● GIVEN INSTRUCTION
Omit any picture, and return the remaining data exactly as written.

● AVAILABLE DATA
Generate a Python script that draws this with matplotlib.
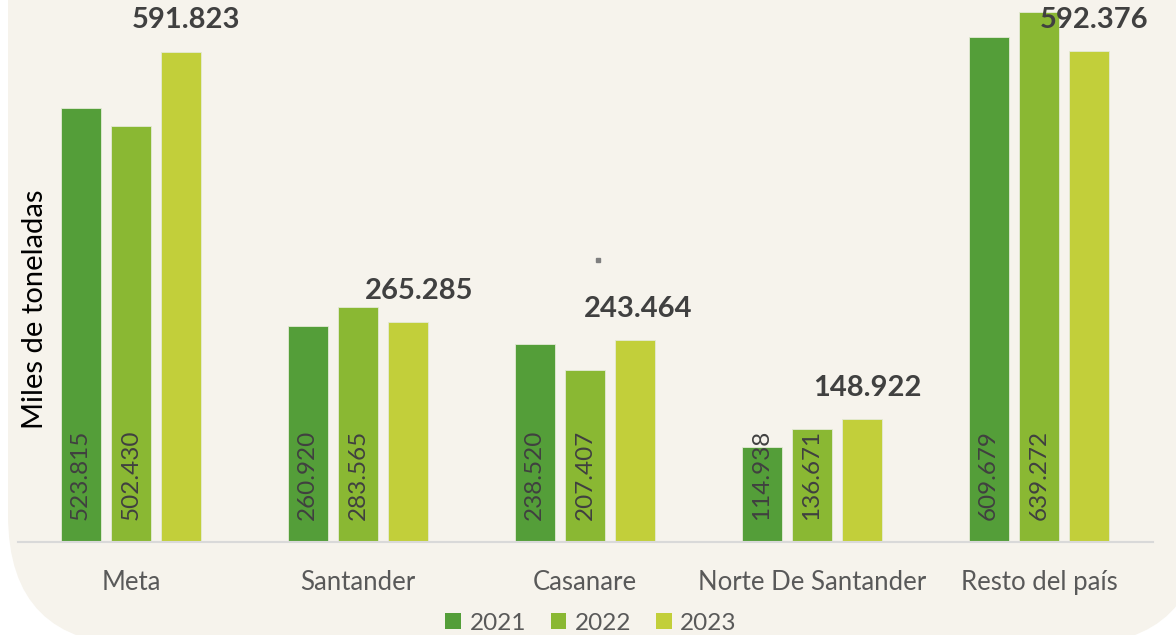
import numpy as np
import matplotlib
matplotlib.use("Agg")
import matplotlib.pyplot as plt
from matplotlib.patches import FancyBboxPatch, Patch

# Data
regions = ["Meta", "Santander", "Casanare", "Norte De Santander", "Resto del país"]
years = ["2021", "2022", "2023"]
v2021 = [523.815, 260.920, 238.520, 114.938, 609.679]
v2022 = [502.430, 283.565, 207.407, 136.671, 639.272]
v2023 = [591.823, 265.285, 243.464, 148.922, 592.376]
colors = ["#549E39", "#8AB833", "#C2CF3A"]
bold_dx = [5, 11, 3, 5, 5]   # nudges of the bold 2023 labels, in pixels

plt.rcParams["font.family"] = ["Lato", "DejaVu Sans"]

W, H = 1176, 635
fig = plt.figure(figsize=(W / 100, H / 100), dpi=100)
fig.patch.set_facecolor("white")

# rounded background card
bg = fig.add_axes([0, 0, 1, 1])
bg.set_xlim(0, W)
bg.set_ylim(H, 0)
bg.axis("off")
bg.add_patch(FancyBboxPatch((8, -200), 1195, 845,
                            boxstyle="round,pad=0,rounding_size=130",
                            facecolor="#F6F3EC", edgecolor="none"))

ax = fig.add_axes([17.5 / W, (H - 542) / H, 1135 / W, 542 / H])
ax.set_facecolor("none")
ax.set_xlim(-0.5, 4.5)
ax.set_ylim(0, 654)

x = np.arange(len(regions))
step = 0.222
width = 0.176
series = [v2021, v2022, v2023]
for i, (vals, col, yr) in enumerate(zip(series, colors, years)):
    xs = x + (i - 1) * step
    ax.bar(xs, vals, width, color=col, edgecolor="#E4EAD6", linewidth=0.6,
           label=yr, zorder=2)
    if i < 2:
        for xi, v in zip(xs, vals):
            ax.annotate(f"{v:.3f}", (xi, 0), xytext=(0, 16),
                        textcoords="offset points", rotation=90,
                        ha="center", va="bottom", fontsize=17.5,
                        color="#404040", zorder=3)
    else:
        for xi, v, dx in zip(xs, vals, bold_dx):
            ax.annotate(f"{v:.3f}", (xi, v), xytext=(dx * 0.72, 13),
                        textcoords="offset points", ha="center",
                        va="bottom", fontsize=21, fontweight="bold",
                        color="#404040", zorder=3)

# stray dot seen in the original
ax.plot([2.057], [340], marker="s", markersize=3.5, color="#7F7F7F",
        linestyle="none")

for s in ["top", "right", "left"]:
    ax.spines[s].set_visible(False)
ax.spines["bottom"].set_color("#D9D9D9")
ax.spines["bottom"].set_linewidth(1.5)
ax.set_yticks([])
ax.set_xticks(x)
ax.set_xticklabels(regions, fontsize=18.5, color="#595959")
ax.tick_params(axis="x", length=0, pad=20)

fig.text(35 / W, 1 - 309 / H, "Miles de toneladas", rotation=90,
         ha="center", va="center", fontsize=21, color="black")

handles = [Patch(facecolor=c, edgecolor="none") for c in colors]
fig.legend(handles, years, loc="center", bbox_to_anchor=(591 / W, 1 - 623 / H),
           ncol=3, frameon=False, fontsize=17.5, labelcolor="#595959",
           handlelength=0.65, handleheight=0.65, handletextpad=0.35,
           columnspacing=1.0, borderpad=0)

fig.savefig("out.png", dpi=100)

● RESULT OF THIS EXERCISE
Generate a Python script that draws this with matplotlib.
import numpy as np
import matplotlib
matplotlib.use("Agg")
import matplotlib.pyplot as plt
from matplotlib.patches import FancyBboxPatch, Patch

# Data
regions = ["Meta", "Santander", "Casanare", "Norte De Santander", "Resto del país"]
years = ["2021", "2022", "2023"]
v2021 = [523.815, 260.920, 238.520, 114.938, 609.679]
v2022 = [502.430, 283.565, 207.407, 136.671, 639.272]
v2023 = [591.823, 265.285, 243.464, 148.922, 592.376]
colors = ["#549E39", "#8AB833", "#C2CF3A"]
bold_dx = [5, 11, 3, 5, 5]   # nudges of the bold 2023 labels, in pixels

plt.rcParams["font.family"] = ["Lato", "DejaVu Sans"]

W, H = 1176, 635
fig = plt.figure(figsize=(W / 100, H / 100), dpi=100)
fig.patch.set_facecolor("white")

# rounded background card
bg = fig.add_axes([0, 0, 1, 1])
bg.set_xlim(0, W)
bg.set_ylim(H, 0)
bg.axis("off")
bg.add_patch(FancyBboxPatch((8, -200), 1195, 845,
                            boxstyle="round,pad=0,rounding_size=130",
                            facecolor="#F6F3EC", edgecolor="none"))

ax = fig.add_axes([17.5 / W, (H - 542) / H, 1135 / W, 542 / H])
ax.set_facecolor("none")
ax.set_xlim(-0.5, 4.5)
ax.set_ylim(0, 654)

x = np.arange(len(regions))
step = 0.222
width = 0.176
series = [v2021, v2022, v2023]
for i, (vals, col, yr) in enumerate(zip(series, colors, years)):
    xs = x + (i - 1) * step
    ax.bar(xs, vals, width, color=col, edgecolor="#E4EAD6", linewidth=0.6,
           label=yr, zorder=2)
    if i < 2:
        for xi, v in zip(xs, vals):
            ax.annotate(f"{v:.3f}", (xi, 0), xytext=(0, 16),
                        textcoords="offset points", rotation=90,
                        ha="center", va="bottom", fontsize=17.5,
                        color="#404040", zorder=3)
    else:
        for xi, v, dx in zip(xs, vals, bold_dx):
            ax.annotate(f"{v:.3f}", (xi, v), xytext=(dx * 0.72, 13),
                        textcoords="offset points", ha="center",
                        va="bottom", fontsize=21, fontweight="bold",
                        color="#404040", zorder=3)

# stray dot seen in the original
ax.plot([2.057], [340], marker="s", markersize=3.5, color="#7F7F7F",
        linestyle="none")

for s in ["top", "right", "left"]:
    ax.spines[s].set_visible(False)
ax.spines["bottom"].set_color("#D9D9D9")
ax.spines["bottom"].set_linewidth(1.5)
ax.set_yticks([])
ax.set_xticks(x)
ax.set_xticklabels(regions, fontsize=18.5, color="#595959")
ax.tick_params(axis="x", length=0, pad=20)

fig.text(35 / W, 1 - 309 / H, "Miles de toneladas", rotation=90,
         ha="center", va="center", fontsize=21, color="black")

handles = [Patch(facecolor=c, edgecolor="none") for c in colors]
fig.legend(handles, years, loc="center", bbox_to_anchor=(591 / W, 1 - 623 / H),
           ncol=3, frameon=False, fontsize=17.5, labelcolor="#595959",
           handlelength=0.65, handleheight=0.65, handletextpad=0.35,
           columnspacing=1.0, borderpad=0)

fig.savefig("out.png", dpi=100)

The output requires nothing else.